▶ RAW DATA
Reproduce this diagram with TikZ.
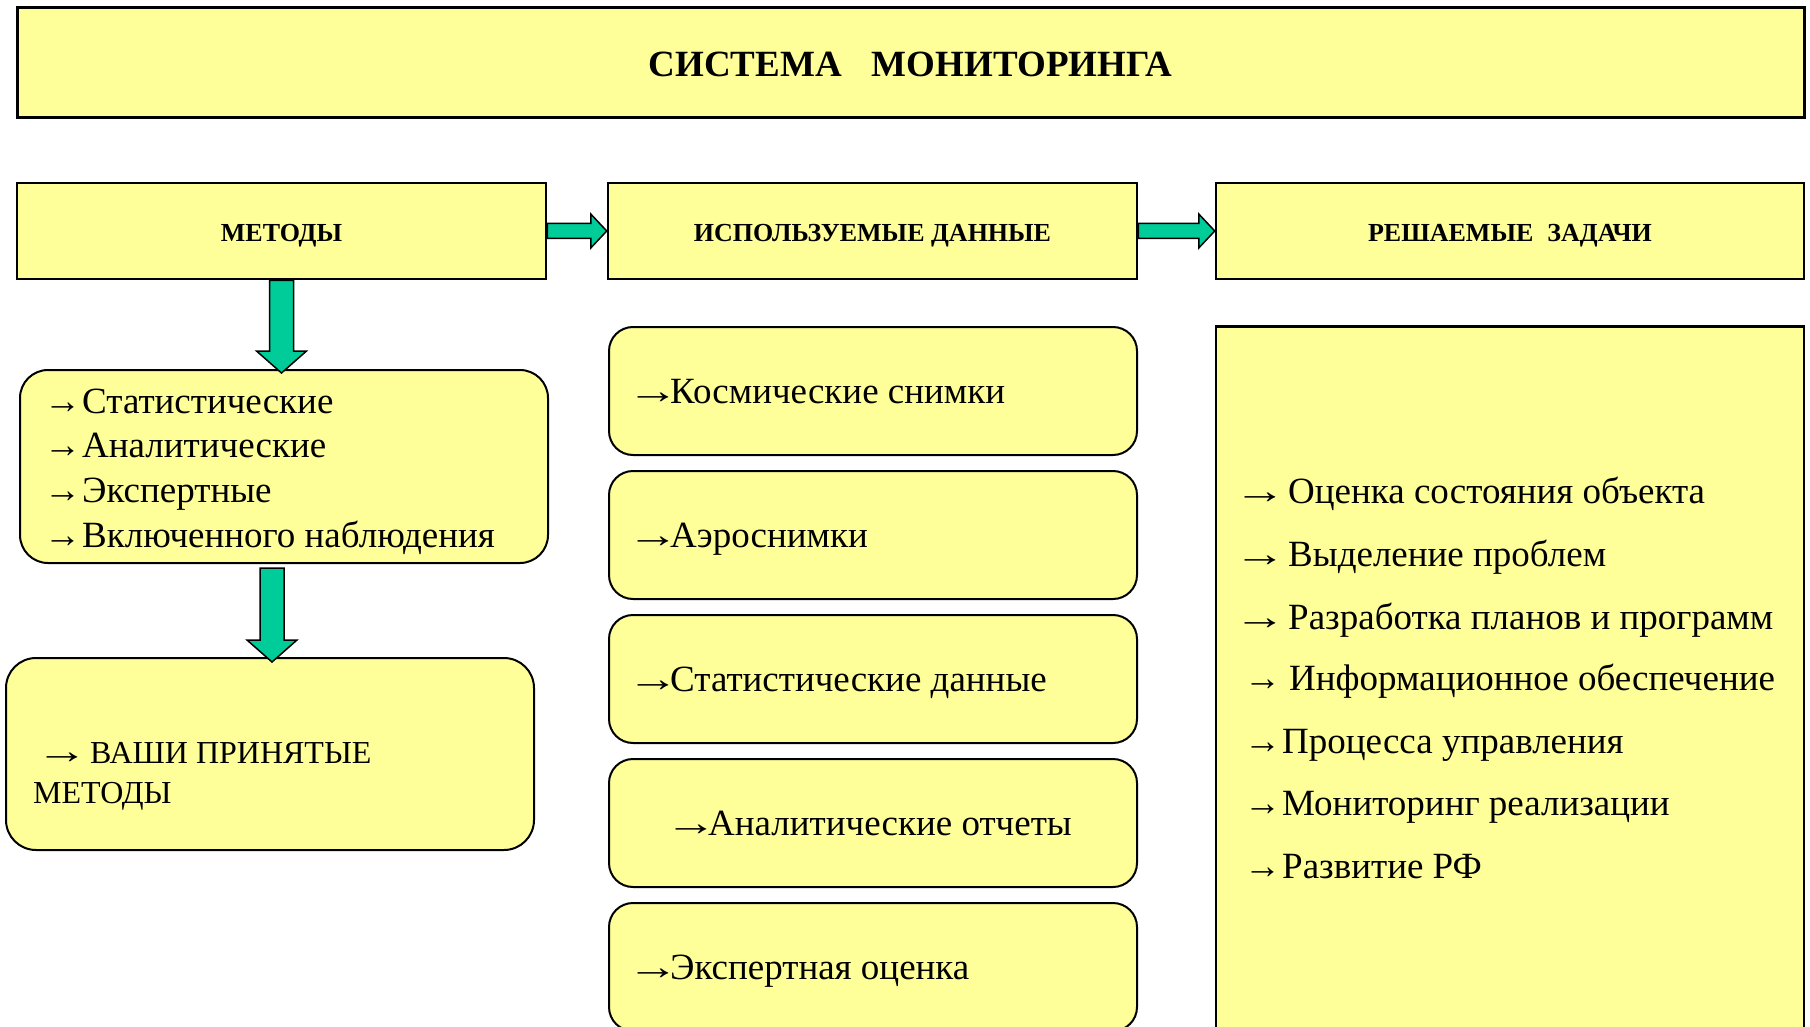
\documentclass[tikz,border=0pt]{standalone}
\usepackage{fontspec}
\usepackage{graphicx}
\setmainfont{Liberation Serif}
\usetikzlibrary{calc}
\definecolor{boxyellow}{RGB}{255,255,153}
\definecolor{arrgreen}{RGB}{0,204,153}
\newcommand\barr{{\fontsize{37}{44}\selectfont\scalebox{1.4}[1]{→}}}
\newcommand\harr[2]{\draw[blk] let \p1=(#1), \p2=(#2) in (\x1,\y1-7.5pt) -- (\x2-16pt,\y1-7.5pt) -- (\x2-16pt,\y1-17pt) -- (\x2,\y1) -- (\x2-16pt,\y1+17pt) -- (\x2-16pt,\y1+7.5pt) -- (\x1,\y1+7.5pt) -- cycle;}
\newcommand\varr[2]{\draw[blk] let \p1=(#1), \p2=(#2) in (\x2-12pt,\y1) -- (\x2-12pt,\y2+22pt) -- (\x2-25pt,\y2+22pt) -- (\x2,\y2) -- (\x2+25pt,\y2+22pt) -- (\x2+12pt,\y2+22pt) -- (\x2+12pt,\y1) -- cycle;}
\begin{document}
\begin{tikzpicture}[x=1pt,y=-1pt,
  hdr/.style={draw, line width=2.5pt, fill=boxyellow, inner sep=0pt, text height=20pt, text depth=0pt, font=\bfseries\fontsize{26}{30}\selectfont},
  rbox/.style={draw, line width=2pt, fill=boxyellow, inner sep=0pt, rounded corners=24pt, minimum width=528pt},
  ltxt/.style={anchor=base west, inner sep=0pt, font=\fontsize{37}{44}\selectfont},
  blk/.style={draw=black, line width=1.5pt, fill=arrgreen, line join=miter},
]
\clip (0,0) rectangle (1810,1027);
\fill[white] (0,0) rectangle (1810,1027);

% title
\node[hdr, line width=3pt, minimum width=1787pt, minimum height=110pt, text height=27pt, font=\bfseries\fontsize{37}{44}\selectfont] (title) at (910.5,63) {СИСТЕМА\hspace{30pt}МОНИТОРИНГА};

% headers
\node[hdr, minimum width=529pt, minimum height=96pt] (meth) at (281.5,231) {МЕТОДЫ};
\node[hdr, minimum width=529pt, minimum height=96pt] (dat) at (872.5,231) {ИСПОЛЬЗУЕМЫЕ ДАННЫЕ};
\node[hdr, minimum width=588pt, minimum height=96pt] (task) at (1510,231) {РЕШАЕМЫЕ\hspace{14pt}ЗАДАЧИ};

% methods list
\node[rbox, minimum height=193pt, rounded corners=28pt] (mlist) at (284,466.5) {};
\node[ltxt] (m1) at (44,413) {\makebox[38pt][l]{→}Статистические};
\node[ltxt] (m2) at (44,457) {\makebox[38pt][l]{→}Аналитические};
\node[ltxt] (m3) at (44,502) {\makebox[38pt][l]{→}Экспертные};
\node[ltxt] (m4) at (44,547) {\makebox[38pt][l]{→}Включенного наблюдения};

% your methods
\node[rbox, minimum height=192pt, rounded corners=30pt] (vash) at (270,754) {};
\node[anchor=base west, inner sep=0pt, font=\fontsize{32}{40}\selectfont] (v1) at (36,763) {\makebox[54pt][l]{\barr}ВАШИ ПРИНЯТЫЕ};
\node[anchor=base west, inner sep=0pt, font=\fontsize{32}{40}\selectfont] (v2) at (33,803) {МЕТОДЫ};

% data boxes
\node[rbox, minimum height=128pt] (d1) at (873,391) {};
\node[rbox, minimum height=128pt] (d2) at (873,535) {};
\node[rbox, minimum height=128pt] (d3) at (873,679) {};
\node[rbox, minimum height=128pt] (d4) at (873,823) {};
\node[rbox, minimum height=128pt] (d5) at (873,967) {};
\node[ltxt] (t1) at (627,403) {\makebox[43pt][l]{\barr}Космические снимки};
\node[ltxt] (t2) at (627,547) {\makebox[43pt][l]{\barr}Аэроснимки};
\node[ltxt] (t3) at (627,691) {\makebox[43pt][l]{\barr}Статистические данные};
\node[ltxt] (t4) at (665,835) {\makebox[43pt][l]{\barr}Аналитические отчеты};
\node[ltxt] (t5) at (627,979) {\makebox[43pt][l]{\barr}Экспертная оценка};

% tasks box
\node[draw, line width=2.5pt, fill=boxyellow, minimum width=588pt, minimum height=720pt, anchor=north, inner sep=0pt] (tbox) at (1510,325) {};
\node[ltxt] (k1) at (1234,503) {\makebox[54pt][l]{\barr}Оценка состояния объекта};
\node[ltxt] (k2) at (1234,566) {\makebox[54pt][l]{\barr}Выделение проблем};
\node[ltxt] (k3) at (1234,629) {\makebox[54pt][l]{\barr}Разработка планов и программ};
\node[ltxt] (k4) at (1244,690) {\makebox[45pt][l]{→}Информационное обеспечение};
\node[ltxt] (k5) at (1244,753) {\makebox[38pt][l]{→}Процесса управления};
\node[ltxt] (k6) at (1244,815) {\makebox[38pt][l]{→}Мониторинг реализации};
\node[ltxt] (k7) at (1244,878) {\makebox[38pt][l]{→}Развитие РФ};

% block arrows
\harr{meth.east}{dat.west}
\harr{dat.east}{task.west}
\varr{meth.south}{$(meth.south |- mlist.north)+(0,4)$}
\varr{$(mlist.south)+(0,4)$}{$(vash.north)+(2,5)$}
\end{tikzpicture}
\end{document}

▶ TASK OBJECTIVE
Without the images, write out each line of the data verbatim.

▶ COMPLETE OUTPUT
Reproduce this diagram with TikZ.
\documentclass[tikz,border=0pt]{standalone}
\usepackage{fontspec}
\usepackage{graphicx}
\setmainfont{Liberation Serif}
\usetikzlibrary{calc}
\definecolor{boxyellow}{RGB}{255,255,153}
\definecolor{arrgreen}{RGB}{0,204,153}
\newcommand\barr{{\fontsize{37}{44}\selectfont\scalebox{1.4}[1]{→}}}
\newcommand\harr[2]{\draw[blk] let \p1=(#1), \p2=(#2) in (\x1,\y1-7.5pt) -- (\x2-16pt,\y1-7.5pt) -- (\x2-16pt,\y1-17pt) -- (\x2,\y1) -- (\x2-16pt,\y1+17pt) -- (\x2-16pt,\y1+7.5pt) -- (\x1,\y1+7.5pt) -- cycle;}
\newcommand\varr[2]{\draw[blk] let \p1=(#1), \p2=(#2) in (\x2-12pt,\y1) -- (\x2-12pt,\y2+22pt) -- (\x2-25pt,\y2+22pt) -- (\x2,\y2) -- (\x2+25pt,\y2+22pt) -- (\x2+12pt,\y2+22pt) -- (\x2+12pt,\y1) -- cycle;}
\begin{document}
\begin{tikzpicture}[x=1pt,y=-1pt,
  hdr/.style={draw, line width=2.5pt, fill=boxyellow, inner sep=0pt, text height=20pt, text depth=0pt, font=\bfseries\fontsize{26}{30}\selectfont},
  rbox/.style={draw, line width=2pt, fill=boxyellow, inner sep=0pt, rounded corners=24pt, minimum width=528pt},
  ltxt/.style={anchor=base west, inner sep=0pt, font=\fontsize{37}{44}\selectfont},
  blk/.style={draw=black, line width=1.5pt, fill=arrgreen, line join=miter},
]
\clip (0,0) rectangle (1810,1027);
\fill[white] (0,0) rectangle (1810,1027);

% title
\node[hdr, line width=3pt, minimum width=1787pt, minimum height=110pt, text height=27pt, font=\bfseries\fontsize{37}{44}\selectfont] (title) at (910.5,63) {СИСТЕМА\hspace{30pt}МОНИТОРИНГА};

% headers
\node[hdr, minimum width=529pt, minimum height=96pt] (meth) at (281.5,231) {МЕТОДЫ};
\node[hdr, minimum width=529pt, minimum height=96pt] (dat) at (872.5,231) {ИСПОЛЬЗУЕМЫЕ ДАННЫЕ};
\node[hdr, minimum width=588pt, minimum height=96pt] (task) at (1510,231) {РЕШАЕМЫЕ\hspace{14pt}ЗАДАЧИ};

% methods list
\node[rbox, minimum height=193pt, rounded corners=28pt] (mlist) at (284,466.5) {};
\node[ltxt] (m1) at (44,413) {\makebox[38pt][l]{→}Статистические};
\node[ltxt] (m2) at (44,457) {\makebox[38pt][l]{→}Аналитические};
\node[ltxt] (m3) at (44,502) {\makebox[38pt][l]{→}Экспертные};
\node[ltxt] (m4) at (44,547) {\makebox[38pt][l]{→}Включенного наблюдения};

% your methods
\node[rbox, minimum height=192pt, rounded corners=30pt] (vash) at (270,754) {};
\node[anchor=base west, inner sep=0pt, font=\fontsize{32}{40}\selectfont] (v1) at (36,763) {\makebox[54pt][l]{\barr}ВАШИ ПРИНЯТЫЕ};
\node[anchor=base west, inner sep=0pt, font=\fontsize{32}{40}\selectfont] (v2) at (33,803) {МЕТОДЫ};

% data boxes
\node[rbox, minimum height=128pt] (d1) at (873,391) {};
\node[rbox, minimum height=128pt] (d2) at (873,535) {};
\node[rbox, minimum height=128pt] (d3) at (873,679) {};
\node[rbox, minimum height=128pt] (d4) at (873,823) {};
\node[rbox, minimum height=128pt] (d5) at (873,967) {};
\node[ltxt] (t1) at (627,403) {\makebox[43pt][l]{\barr}Космические снимки};
\node[ltxt] (t2) at (627,547) {\makebox[43pt][l]{\barr}Аэроснимки};
\node[ltxt] (t3) at (627,691) {\makebox[43pt][l]{\barr}Статистические данные};
\node[ltxt] (t4) at (665,835) {\makebox[43pt][l]{\barr}Аналитические отчеты};
\node[ltxt] (t5) at (627,979) {\makebox[43pt][l]{\barr}Экспертная оценка};

% tasks box
\node[draw, line width=2.5pt, fill=boxyellow, minimum width=588pt, minimum height=720pt, anchor=north, inner sep=0pt] (tbox) at (1510,325) {};
\node[ltxt] (k1) at (1234,503) {\makebox[54pt][l]{\barr}Оценка состояния объекта};
\node[ltxt] (k2) at (1234,566) {\makebox[54pt][l]{\barr}Выделение проблем};
\node[ltxt] (k3) at (1234,629) {\makebox[54pt][l]{\barr}Разработка планов и программ};
\node[ltxt] (k4) at (1244,690) {\makebox[45pt][l]{→}Информационное обеспечение};
\node[ltxt] (k5) at (1244,753) {\makebox[38pt][l]{→}Процесса управления};
\node[ltxt] (k6) at (1244,815) {\makebox[38pt][l]{→}Мониторинг реализации};
\node[ltxt] (k7) at (1244,878) {\makebox[38pt][l]{→}Развитие РФ};

% block arrows
\harr{meth.east}{dat.west}
\harr{dat.east}{task.west}
\varr{meth.south}{$(meth.south |- mlist.north)+(0,4)$}
\varr{$(mlist.south)+(0,4)$}{$(vash.north)+(2,5)$}
\end{tikzpicture}
\end{document}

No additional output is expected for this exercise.